A landslide occurred near Suhua Highway's Daqingshui Tunnel on Jan. 11, destroying rock sheds and sending large amounts of debris into the tunnel and cutting off bidirectional traffic. The Directorate General of Highways has already sent personnel to rush repairs and estimates the road won't reopen until Jan. 15.

After heavy rain, a landslide occurred on the 159.3-kilometer mark of the Suhua Highway at 11:55 p.m. on Jan. 11. The police set up barricades at the northern and southern ends of Daqingshui Tunnel to prevent entry. Some motorists waited around to see if the road would become accessible again, and some commented that the highway remains as dangerous as ever even after improvements.

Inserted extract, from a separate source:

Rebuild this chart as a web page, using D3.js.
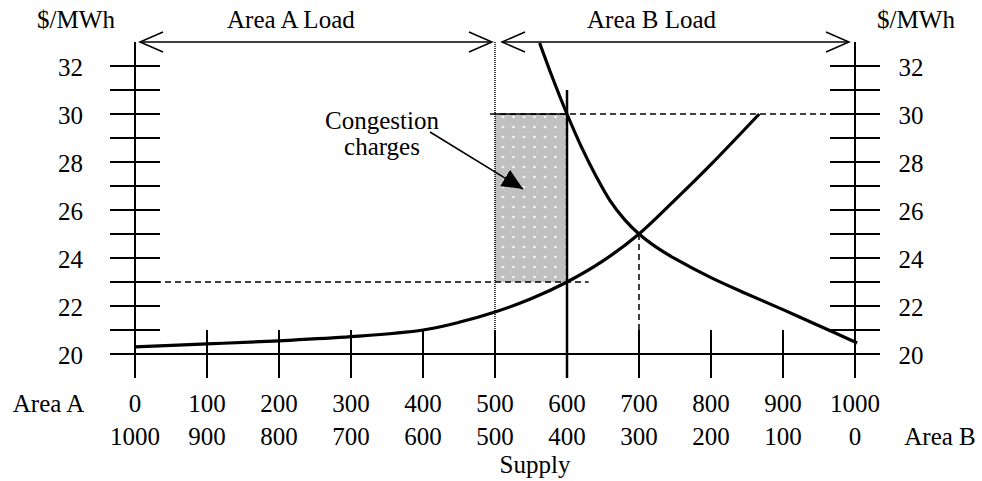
<!DOCTYPE html>
<html><head><meta charset="utf-8">
<script src="https://cdn.jsdelivr.net/npm/d3@7/dist/d3.min.js"></script>
<style>body{margin:0;background:#fff}svg{display:block}text{font-family:"Liberation Serif","Times New Roman",serif;font-size:25px;fill:#000}</style>
</head><body><svg id="c" width="982" height="481"></svg>
<script>
// ---- data ----
const xTicks = [0,100,200,300,400,500,600,700,800,900,1000];
const areaALabels = ["0","100","200","300","400","500","600","700","800","900","1000"];
const areaBLabels = ["1000","900","800","700","600","500","400","300","200","100","0"];
const yTicks = [20,21,22,23,24,25,26,27,28,29,30,31,32];
const yLabels = [20,22,24,26,28,30,32];
const supplyX = [0,100,200,300,400,450,500,550,600,650,700,750,800,867];
const supplyY = [20.3,20.42,20.55,20.72,21.0,21.32,21.75,22.3,23.0,23.88,25.0,26.42,27.9,30.0];
const demandX = [562,580,600,620,640,660,680,700,725,750,800,850,900,950,1003];
const demandY = [32.96,31.5,30.0,28.63,27.43,26.38,25.6,25.0,24.43,23.97,23.18,22.5,21.85,21.18,20.46];
const congestionX = [500,600];   // interface limit band
const priceA = 23, priceB = 30;  // area prices
const eqX = 700, eqY = 25;       // unconstrained equilibrium
const areaLoadLabels = ["Area A Load","Area B Load"];

// ---- scales ----
const svg = d3.select("#c");
const x = d3.scaleLinear().domain([0,1000]).range([135,855]);
const y = d3.scaleLinear().domain([20,32]).range([354,66]);
const topY = 42, axisBottom = 378, tickTop = 330;

// pattern
const defs = svg.append("defs");
const pat = defs.append("pattern").attr("id","dots").attr("patternUnits","userSpaceOnUse")
  .attr("width",10.5).attr("height",10).attr("x",x(500)).attr("y",y(30));
pat.append("rect").attr("width",10.5).attr("height",10).attr("fill","#c0c0c0");
pat.append("circle").attr("cx",8).attr("cy",3).attr("r",1.2).attr("fill","#fff");
defs.append("marker").attr("id","tri").attr("viewBox","0 0 10 10").attr("refX",10).attr("refY",5)
  .attr("markerWidth",21).attr("markerHeight",19).attr("markerUnits","userSpaceOnUse").attr("orient","auto")
  .attr("preserveAspectRatio","none")
  .append("path").attr("d","M0,0 L10,5 L0,10 Z").attr("fill","#000");

// congestion rect
svg.append("rect").attr("x",x(congestionX[0])).attr("y",y(priceB))
  .attr("width",x(congestionX[1])-x(congestionX[0])).attr("height",y(priceA)-y(priceB))
  .attr("fill","url(#dots)");
svg.append("line").attr("x1",x(congestionX[0])).attr("x2",x(congestionX[1])).attr("y1",y(priceB)).attr("y2",y(priceB))
  .attr("stroke","#000").attr("stroke-width",1.5);

// y axes (left & right)
[[x(0),-1],[x(1000),1]].forEach(([ax,side])=>{
  svg.append("line").attr("x1",ax).attr("x2",ax).attr("y1",topY).attr("y2",axisBottom).attr("stroke","#000").attr("stroke-width",2);
  svg.selectAll(null).data(yTicks).enter().append("line")
    .attr("x1",ax-25).attr("x2",ax+25).attr("y1",d=>y(d)).attr("y2",d=>y(d)).attr("stroke","#000").attr("stroke-width",2);
  svg.selectAll(null).data(yLabels).enter().append("text")
    .attr("x",side<0?ax-64.5:ax+56).attr("y",d=>y(d)+10).attr("text-anchor","middle").text(d=>d);
  svg.append("text").attr("x",side<0?76:916).attr("y",28).attr("text-anchor","middle").text("$/MWh");
});

// x axis
svg.append("line").attr("x1",x(0)-25).attr("x2",x(1000)+25).attr("y1",y(20)).attr("y2",y(20)).attr("stroke","#000").attr("stroke-width",2);
svg.selectAll(null).data(xTicks.filter(d=>d>0&&d<1000)).enter().append("line")
  .attr("x1",d=>x(d)).attr("x2",d=>x(d)).attr("y1",d=>d===600?y(31):tickTop).attr("y2",axisBottom)
  .attr("stroke","#000").attr("stroke-width",d=>d===600?2.5:2);
svg.selectAll(null).data(xTicks).enter().append("text")
  .attr("x",d=>x(d)).attr("y",412).attr("text-anchor","middle").text((d,i)=>areaALabels[i]);
svg.selectAll(null).data(xTicks).enter().append("text")
  .attr("x",d=>x(d)).attr("y",445).attr("text-anchor","middle").text((d,i)=>areaBLabels[i]);
svg.append("text").attr("x",48.5).attr("y",412).attr("text-anchor","middle").text("Area A");
svg.append("text").attr("x",940).attr("y",445).attr("text-anchor","middle").text("Area B");
svg.append("text").attr("x",535).attr("y",473).attr("text-anchor","middle").text("Supply");

// dotted interface line
svg.append("line").attr("x1",x(500)).attr("x2",x(500)).attr("y1",topY).attr("y2",tickTop)
  .attr("stroke","#000").attr("stroke-width",1.5).attr("stroke-dasharray","1,1");

// dashed guides
const dash = (x1,y1,x2,y2)=>svg.append("line").attr("x1",x1).attr("y1",y1).attr("x2",x2).attr("y2",y2)
  .attr("stroke","#000").attr("stroke-width",1.5).attr("stroke-dasharray","6,4");
dash(x(0),y(priceA),x(630),y(priceA));
dash(x(493),y(priceB),x(1000)+25,y(priceB));
dash(x(eqX),y(eqY),x(eqX),tickTop);

// curves
const line = d3.line().x(d=>x(d[0])).y(d=>y(d[1])).curve(d3.curveCatmullRom);
svg.append("path").datum(supplyX.map((v,i)=>[v,supplyY[i]])).attr("d",line)
  .attr("fill","none").attr("stroke","#000").attr("stroke-width",3.2);
svg.append("path").datum(demandX.map((v,i)=>[v,demandY[i]])).attr("d",line)
  .attr("fill","none").attr("stroke","#000").attr("stroke-width",3.2);

// top double arrows
const chevron = (tx,dir)=>svg.append("path")
  .attr("d",`M${tx+dir*23},${topY-10} L${tx},${topY} L${tx+dir*23},${topY+10}`)
  .attr("fill","none").attr("stroke","#000").attr("stroke-width",1.5);
const labelStart = [227,587];
[[x(0)+5,x(500)-3],[x(500)+7,x(1000)-6]].forEach(([a,b],i)=>{
  svg.append("line").attr("x1",a).attr("x2",b).attr("y1",topY).attr("y2",topY).attr("stroke","#000").attr("stroke-width",1.5);
  chevron(a,1); chevron(b,-1);
  svg.append("text").attr("x",labelStart[i]).attr("y",28).attr("text-anchor","start").text(areaLoadLabels[i]);
});

// congestion label + arrow
svg.append("text").attr("x",382).attr("y",129).attr("text-anchor","middle").text("Congestion");
svg.append("text").attr("x",382).attr("y",155).attr("text-anchor","middle").text("charges");
svg.append("line").attr("x1",430).attr("y1",132).attr("x2",523).attr("y2",189)
  .attr("stroke","#000").attr("stroke-width",1.5).attr("marker-end","url(#tri)");
</script></body></html>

Mr. Lu, Northbound Motorist: “It collapsed half an hour before I got here, and the police told me not to go so I've been waiting here. I'm the first one in line.”

Mr. Li, Northbound Motorist: “Have you noticed that in all of the main island of Taiwan, only Hualien and Taitung don't have expressways and freeways?”

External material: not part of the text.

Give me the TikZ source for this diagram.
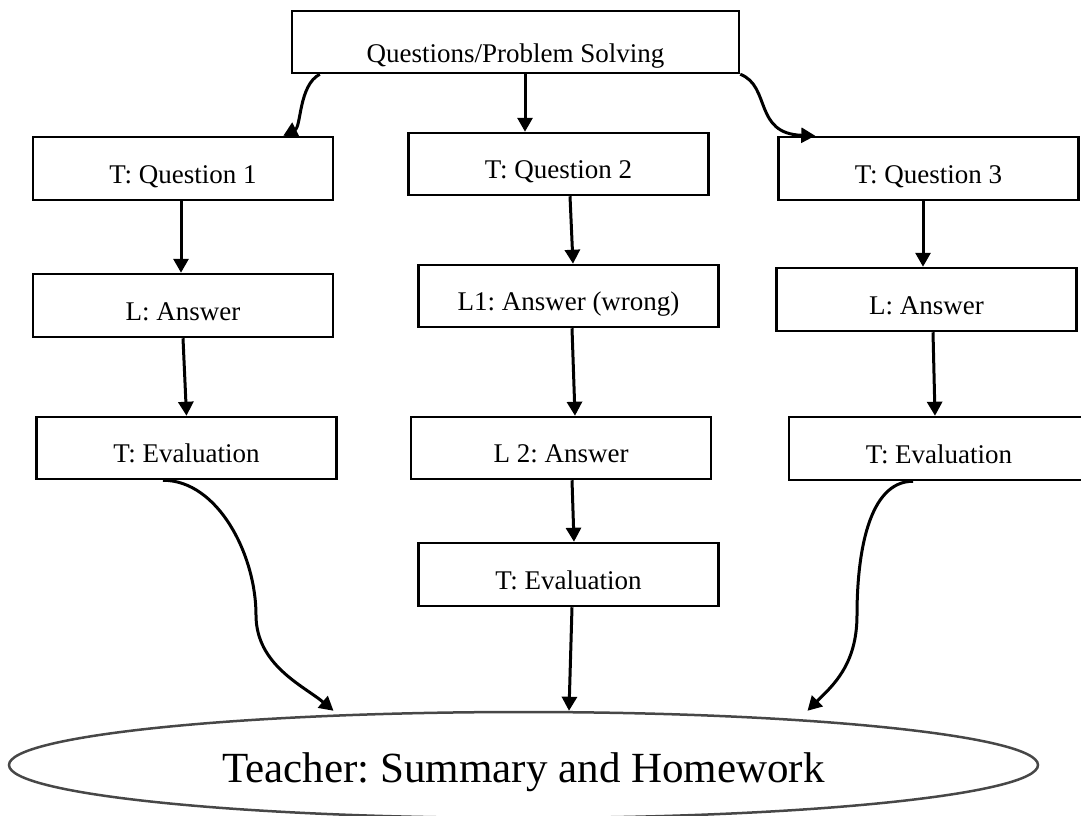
\documentclass[tikz,border=0pt]{standalone}
\usepackage{fontspec}
\setmainfont{Liberation Serif}
\usetikzlibrary{arrows.meta,shapes.geometric}
\frenchspacing
\begin{document}
\begin{tikzpicture}[x=1pt,y=-1pt,
  box/.style={draw, line width=2.5pt, rectangle, minimum width=300pt, minimum height=63pt,
    inner sep=0pt, text height=29pt, text depth=0pt, font=\fontsize{27}{30}\selectfont},
  arr/.style={line width=3pt, -{Triangle[length=14pt,width=15pt]}},
]
\useasboundingbox (0,0) rectangle (1081,816);

% top
\node[box, minimum width=447pt, minimum height=62pt, text height=42pt] (top) at (515.5,42) {Questions/Problem Solving};

% column 1
\node[box] (q1) at (183,168.5) {T: Question 1};
\node[box] (l1) at (183,305.5) {L: Answer};
\node[box, minimum height=62pt] (e1) at (186.5,448) {T: Evaluation};

% column 2
\node[box, minimum height=62pt] (q2) at (558.5,164) {T: Question 2};
\node[box, minimum height=62pt] (w2) at (568.5,296) {L1: Answer (wrong)};
\node[box, minimum height=62pt] (a2) at (561,448) {L 2: Answer};
\node[box] (e2) at (568.5,574.5) {T: Evaluation};

% column 3
\node[box] (q3) at (928.5,168.5) {T: Question 3};
\node[box] (l3) at (926.5,299.5) {L: Answer};
\node[box] (e3) at (939,448.5) {T: Evaluation};

% summary ellipse
\node[draw=black!72, line width=2.5pt, ellipse, minimum width=1029pt, minimum height=106pt,
  inner sep=0pt, text height=34pt, text depth=0pt, font=\fontsize{43}{46}\selectfont]
  (sum) at (523.5,765) {Teacher: Summary and Homework};

% via points
\coordinate (lv) at (256,615);
\coordinate (rv) at (857,615);

% arrows from top
\draw[arr] ([xshift=9.5]top.south) -- ([xshift=-33.5]q2.north);
\draw[arr] ([xshift=29]top.south west) .. controls +(-21,11) and +(18,-9) .. ([xshift=-51]q1.north east);
\draw[arr] (top.south east) .. controls +(31,12) and +(-62,-2) .. ([xshift=38]q3.north west);

% column 1
\draw[arr] ([xshift=-2]q1.south) -- ([xshift=-2]l1.north);
\draw[arr] (l1.south) -- (e1.north);

% column 2
\draw[arr] ([xshift=11.5]q2.south) -- ([xshift=4.5]w2.north);
\draw[arr] ([xshift=3.5]w2.south) -- ([xshift=14]a2.north);
\draw[arr] ([xshift=11]a2.south) -- ([xshift=5.5]e2.north);
\draw[arr] ([xshift=3.5]e2.south) -- ([xshift=45.5]sum.north);

% column 3
\draw[arr] ([xshift=-5.5]q3.south) -- ([xshift=-3.5]l3.north);
\draw[arr] ([xshift=6.5]l3.south) -- ([xshift=-4]e3.north);

% to summary
\draw[arr] ([xshift=-23.5]e1.south) .. controls +(55,0) and +(0,-60) .. (lv)
  .. controls +(0,50) and +(-30,-25) .. ([xshift=-190]sum.north);
\draw[arr] ([xshift=-26]e3.south) .. controls +(-45,0) and +(0,-60) .. (rv)
  .. controls +(0,50) and +(25,-25) .. ([xshift=284]sum.north);
\end{tikzpicture}
\end{document}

The Directorate General of Highways launched a camera drone after daybreak to assess the damage. It discovered that the entire mountainside above the tunnel had collapsed, and estimated that 1,200 cubic meters of rocks destroyed 17 meters of the concrete rock shed and eight meters of the steel rock shed below. The repair work will be complicated by the narrowness of the road, so it won't be completed until 5 p.m. on Jan. 15 at the earliest. The tourism industry is closely monitoring the situation.

Yeh Chin-ching, Chairperson, Hualien Home Stay Association: “I hope this situation doesn't affect tourism over the Lunar New Year. We hope that relevant units can eliminate the obstruction as quickly as possible.”

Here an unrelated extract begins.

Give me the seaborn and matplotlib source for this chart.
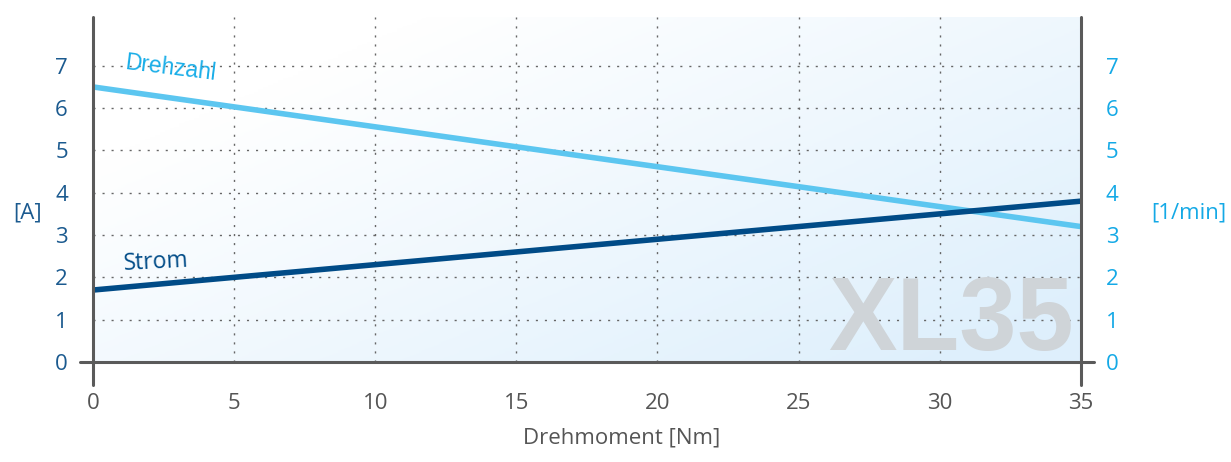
import numpy as np
import pandas as pd
import matplotlib
matplotlib.use("Agg")
import matplotlib.pyplot as plt
import seaborn as sns
from matplotlib.lines import Line2D

# data
torque = [0, 35]
strom = [1.7, 3.8]
drehzahl = [6.5, 3.2]
x_ticks = [0, 5, 10, 15, 20, 25, 30, 35]
y_ticks = [0, 1, 2, 3, 4, 5, 6, 7]

dark_blue = "#004b87"
light_blue = "#5cc6f0"
right_tick_col = "#14a9e6"
left_tick_col = "#1b5a8f"
grey = "#555555"

df = pd.DataFrame({"Drehmoment": torque, "Strom": strom, "Drehzahl": drehzahl})

sns.set_style("white")
plt.rcParams["font.family"] = ["Open Sans", "DejaVu Sans"]

fig = plt.figure(figsize=(12.31, 4.62), dpi=100)
ax = fig.add_axes([0.0755, 0.2165, 0.8025, 0.7465])

# diagonal background gradient (white top-left -> light blue bottom-right)
gx, gy = np.meshgrid(np.linspace(0, 1, 200), np.linspace(0, 1, 200))
g = np.clip((gx * 0.75 + gy * 0.6) - 0.25, 0, 1) / 1.1
cmap = matplotlib.colors.LinearSegmentedColormap.from_list("bg", ["#ffffff", "#dbeefc"])
ax.imshow(g, extent=[0, 35, 0, 8.15], origin="upper", aspect="auto", cmap=cmap,
          vmin=0, vmax=1, zorder=0)

sns.lineplot(data=df, x="Drehmoment", y="Drehzahl", ax=ax, color=light_blue, lw=4, zorder=3)
sns.lineplot(data=df, x="Drehmoment", y="Strom", ax=ax, color=dark_blue, lw=4, zorder=4)

ax.set_xlim(0, 35)
ax.set_ylim(0, 8.15)
ax.set_xticks(x_ticks)
ax.set_yticks(y_ticks)

for v in x_ticks[1:-1]:
    ax.axvline(v, color="#666666", lw=1, ls=(0, (1.5, 5)), zorder=1)
for v in y_ticks[1:]:
    ax.axhline(v, color="#666666", lw=1, ls=(0, (1.5, 5)), zorder=1)

for s in ax.spines.values():
    s.set_visible(False)

# axis lines that stick out past the corner like in the reference
line_kw = dict(transform=ax.transAxes, color="#5a5a5a", lw=2.2, clip_on=False, zorder=5)
ax.add_line(Line2D([-0.013, 1.013], [0, 0], **line_kw))
ax.add_line(Line2D([0, 0], [-0.067, 1.0], **line_kw))
ax.add_line(Line2D([1, 1], [-0.067, 1.0], **line_kw))

ax.tick_params(axis="x", length=0, pad=22, labelsize=16, labelcolor=grey)
ax.tick_params(axis="y", length=0, pad=18, labelsize=16, labelcolor=left_tick_col)
ax.set_xlabel("")
ax.set_ylabel("")
fig.text(622 / 1231, 1 - 438 / 462, "Drehmoment [Nm]", fontsize=16, color=grey,
         ha="center", va="center")

ax2 = ax.twinx()
ax2.set_ylim(0, 8.15)
ax2.set_yticks(y_ticks)
for s in ax2.spines.values():
    s.set_visible(False)
ax2.tick_params(axis="y", length=0, pad=18, labelsize=16, labelcolor=right_tick_col)

fig.text(0.011, 0.54, "[A]", fontsize=16, color=left_tick_col, ha="left", va="center")
fig.text(0.935, 0.54, "[1/min]", fontsize=16, color=right_tick_col, ha="left", va="center")

ax.text(1.1, 6.95, "Drehzahl", fontsize=16.5, color="#1aaee8", rotation=-7,
        ha="left", va="center", family=["Liberation Sans", "DejaVu Sans"], zorder=6)
ax.text(1.05, 2.35, "Strom", fontsize=16.5, color=dark_blue, rotation=3,
        ha="left", va="center", zorder=6)

ax.text(34.75, 0.28, "XL35", fontsize=74, fontweight="bold", color="#cfd4d8",
        ha="right", va="baseline", family=["Liberation Sans", "DejaVu Sans"], zorder=2)

fig.savefig("out.png", dpi=100)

Chang Chuan-han, Chairperson, Hualien Hotel Association: “Right now, less than 5 percent have canceled or postponed their reservations. However, we estimate that 20 to 30 percent will ultimately be affected.”

Suhua Highway is currently inaccessible, so people have to take the Central Cross-Island Highway or South Link Highway. Taiwan Railway will add 12 shuttle trains serving Yilan and Hualien to its daily schedule and also operate cargo trains to deliver produce to the north. The Maritime Port Bureau arranged for cargo ships to provide assistance.

Wu Chin-tien, Director, Hualien Depot, Taiwan Railway: “There are still about 1,400 seats available for northbound services today. We're more concerned right now about tour buses, as these tour group members may take the railway instead.”

Intercity bus companies posted announcements about the suspension of the service between Taipei's Nangang and Hualien City via National Freeway 5. The DGH has set up a command post at the site of the disaster and heavy machinery is arriving to help out with the repairs. There have been no reports of vehicles or people caught in the landslide.